Appleby on "Agrarian Myth"
“Commercial Farming and the 'Agrarian Myth' in the Early Republic"
Joyce Appleby, Journal of American History 68:4, March 1982
In this article that preceded her 1984 book, Capitalism and a New Social Order, Joyce Appleby used a discussion of Early Republic agriculture as a jumping-off place for an argument about the Jeffersonian Republicans’ attitudes toward commerce and national growth. The overall argument was less interesting, for my purposes, than her starting-point. She argued that Richard Hofstadter’s 1955 book, The Age of Reform, found “the roots of the nostalgia that flowered with the Populists” in Jefferson’s feelings for the “noncommercial, nonpecuniary, self-sufficient aspects of American farm life.” Appleby said Hofstadter’s Jeffersonians “created an ‘agrarian myth’ and fashioned for the new nation a folk hero, the yeoman farmer.” Hofstadter’s misrepresentation, she said, was based on two “very shaky” citations. Neither A.W. Griswold nor C.E. Eisinger had been saying what Hofstadter claimed, Appleby said. In fact, they had been arguing not for a Jeffersonian preoccupation with noncommercial yeoman self-sufficiency, but for a freehold concept linked to rising population, increasing demand for food production, and foreign grain markets.

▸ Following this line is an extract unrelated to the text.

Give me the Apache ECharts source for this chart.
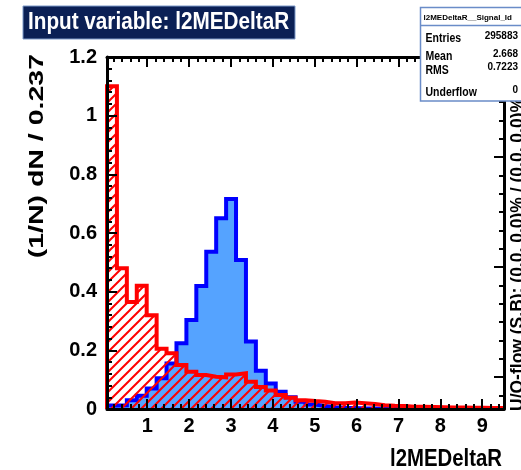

Although “Yeoman has become a favorite designation” for early American farmers, and “a code word for a man of simple tastes, sturdy independence, and admirable disdain for all things newfangled...Anyone searching for the word yeoman in the writings of the 1790s will be disappointed...The error in current scholarly usage, however, is not lexical, but conceptual.” After a post-war depression that ended in 1788, American farmers enjoyed a generation of rising wheat prices, based on the growing inability of Europe to meet its own needs. Farmers “anticipated participation in an expanding international commerce in foodstuffs created the material base for a new social vision...the battle between Jeffersonians and Federalists appears not as a conflict between the patrons of agrarian self-sufficiency and the proponents of modern commerce, but rather as a struggle between two different elaborations of capitalistic development in America.” Appleby’s Jeffersonians, unaware of the impending technological revolution we see so clearly in hindsight, looked forward to the “long upward climb of prices...[of] crops that ordinary farmers could easily grow” as the basis of continued growth and stability in the new republic. The shift from tobacco to wheat farming in the mid-Atlantic states “promoted in two decades the cities, towns, and hamlets that had eluded the Chesapeake region during the previous century of tobacco production.” She continued, “Philadelphia and New York, both drawing on a grain-raising hinterland, surpassed Boston in population, wealth, and shipping.”
This is an interesting approach to data that Kulikoff used quite differently. “In the single decade of the 1790s,” Appleby said, America’s 75 post offices increased to 903 while the mileage of post routes went from 1,875 to 20,817. The number of newspapers more than doubled; circulation itself increased threefold.” It would seem, regardless of one’s opinion of Appleby’s assessment of Jefferson, that things were going well for many American farmers and communities. And maybe this leads to the main point: after “1788 a new upward surge in grain and livestock prices ushered in a thirty-year period of prosperity.” This opportunity for American farmers, rather than a successful political settlement, insured the peace after 1787. Appleby stressed the idea that international demand for grain allowed farmers “to increase surpluses without giving up the basic structure of the family farm.” There was no wide, difficult transition from subsistence to commercial agriculture: farmers could remain diversified, meet their families’ needs and still “could participate in the market with increasing profits without taking the risks associated with cash crops.” In a complete reversal of conventional wisdom, Appleby suggested “diversification, not specialization, held the key to raising crop yields and maintaining soil fertility...Economies of scale had no bearing.” To support this claim, she noted that “the wealth of the North surpassed that of the South for the first time in the period from 1774 to 1798,” before Northern industrialization.
Appleby went on to make a case for the Jeffersonians’ belief in commercial agriculture, rather than some pristine pre-capitalist yeoman competency. This growth-oriented agricultural vision supported Jefferson’s political program of western growth. She noted that Alexander Hamilton’s "response to the Louisiana Purchase” was anxiety that “the extension of America’s agricultural frontier...threatened to remove citizens from the coercive power of the state.” From this point (and in several later articles and books), the argument continued toward interpretations of democratic versus federalist issues. The value of Appleby’s argument, from my perspective, was that it suggested there was change in the way these Jeffersonian ideas were understood. By the time the Populists called on the memory of Jefferson’s agrarian ideals, America believed they meant something different. This may or may not be what Hofstadter said it was -- that will take more investigation. But long before the end of the nineteenth century, the myth was already in motion.